■ What you are asked to do:
Include the line with "center = (positions[0] + positions[-1]) / 2" and every line before it in the entries below, echoed exactly, but not the pictures.
-- begin --
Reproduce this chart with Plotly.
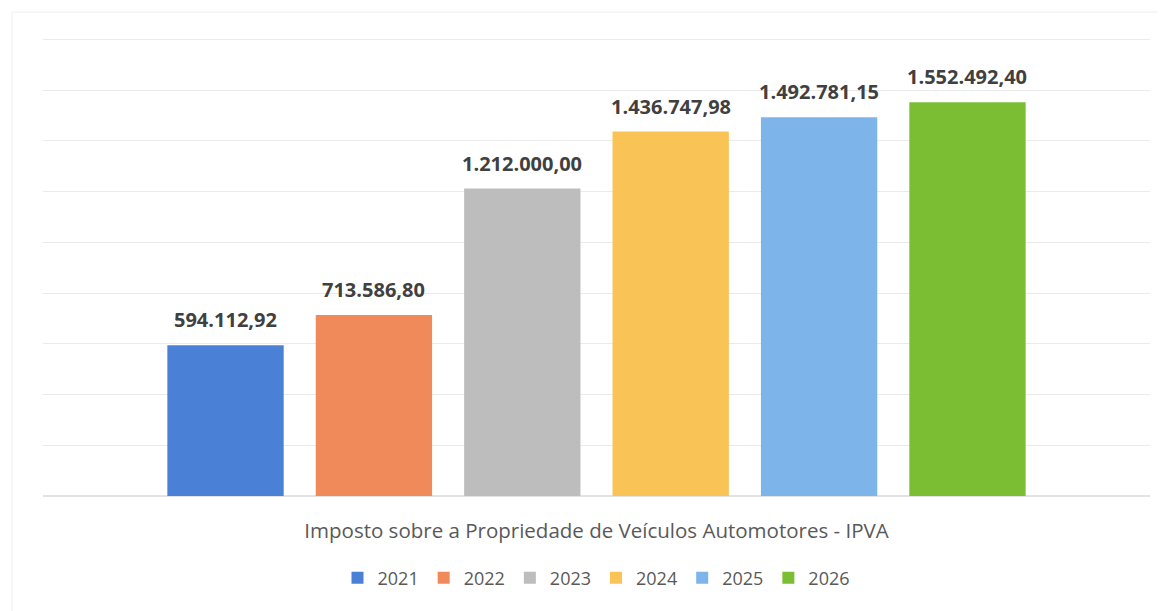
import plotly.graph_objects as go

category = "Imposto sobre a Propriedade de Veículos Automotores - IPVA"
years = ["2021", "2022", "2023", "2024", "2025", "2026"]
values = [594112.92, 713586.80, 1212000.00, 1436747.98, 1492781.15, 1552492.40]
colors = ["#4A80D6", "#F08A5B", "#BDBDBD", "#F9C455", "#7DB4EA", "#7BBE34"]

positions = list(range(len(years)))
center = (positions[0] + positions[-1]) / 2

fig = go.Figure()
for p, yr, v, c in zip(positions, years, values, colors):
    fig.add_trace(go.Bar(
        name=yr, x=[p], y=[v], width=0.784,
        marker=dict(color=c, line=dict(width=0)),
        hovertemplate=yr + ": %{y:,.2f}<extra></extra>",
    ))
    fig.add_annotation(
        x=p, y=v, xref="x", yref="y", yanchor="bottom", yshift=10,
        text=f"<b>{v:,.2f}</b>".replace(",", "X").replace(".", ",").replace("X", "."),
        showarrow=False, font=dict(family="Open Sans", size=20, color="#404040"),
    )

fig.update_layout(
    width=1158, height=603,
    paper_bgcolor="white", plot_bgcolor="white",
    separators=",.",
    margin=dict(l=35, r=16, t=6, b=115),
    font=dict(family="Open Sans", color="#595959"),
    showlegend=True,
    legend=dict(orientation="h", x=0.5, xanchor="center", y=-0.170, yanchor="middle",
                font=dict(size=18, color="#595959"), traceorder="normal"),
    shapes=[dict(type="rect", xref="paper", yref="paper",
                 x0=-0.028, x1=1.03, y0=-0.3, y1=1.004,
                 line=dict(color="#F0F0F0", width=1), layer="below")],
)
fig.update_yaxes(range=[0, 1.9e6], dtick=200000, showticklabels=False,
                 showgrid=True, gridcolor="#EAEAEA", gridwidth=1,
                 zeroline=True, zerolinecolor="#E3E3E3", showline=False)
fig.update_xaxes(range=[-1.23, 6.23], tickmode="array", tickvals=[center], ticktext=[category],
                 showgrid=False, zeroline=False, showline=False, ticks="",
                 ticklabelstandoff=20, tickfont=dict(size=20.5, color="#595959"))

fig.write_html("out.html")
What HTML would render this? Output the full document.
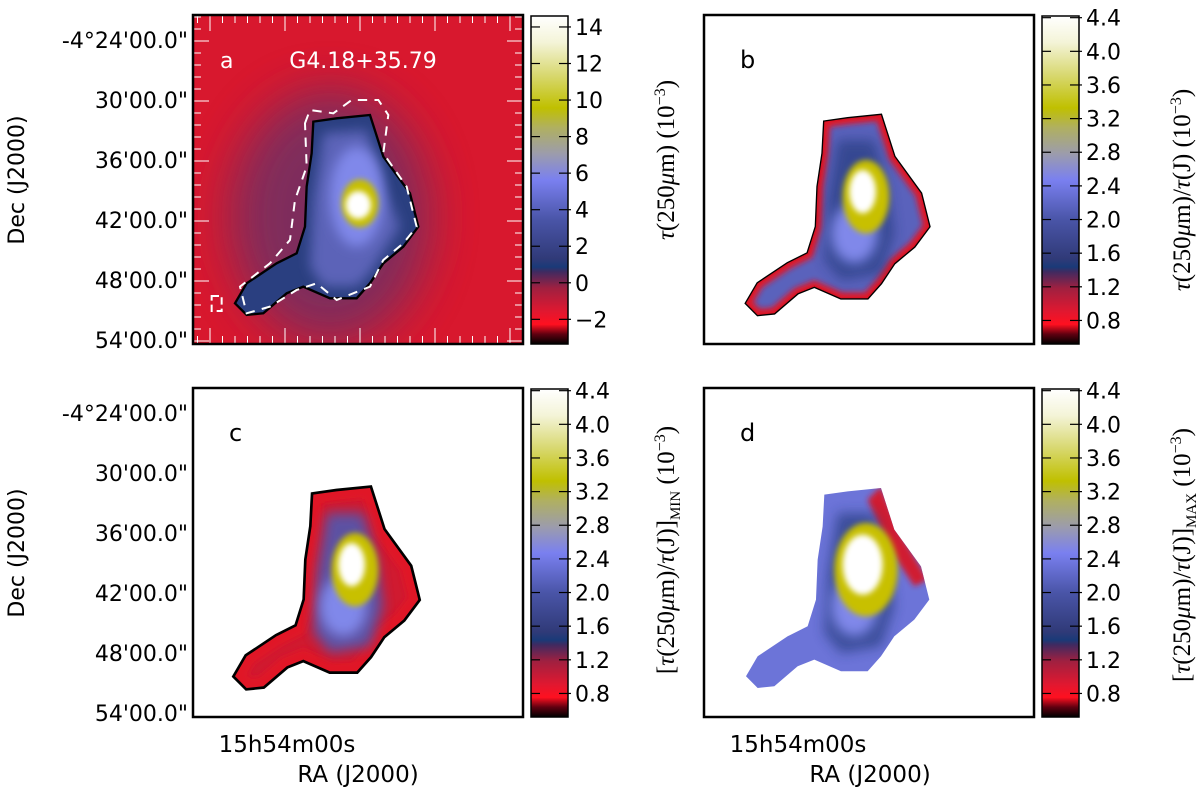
-- end --
■ Right answer:
Reproduce this chart with Plotly.
import plotly.graph_objects as go

category = "Imposto sobre a Propriedade de Veículos Automotores - IPVA"
years = ["2021", "2022", "2023", "2024", "2025", "2026"]
values = [594112.92, 713586.80, 1212000.00, 1436747.98, 1492781.15, 1552492.40]
colors = ["#4A80D6", "#F08A5B", "#BDBDBD", "#F9C455", "#7DB4EA", "#7BBE34"]

positions = list(range(len(years)))
center = (positions[0] + positions[-1]) / 2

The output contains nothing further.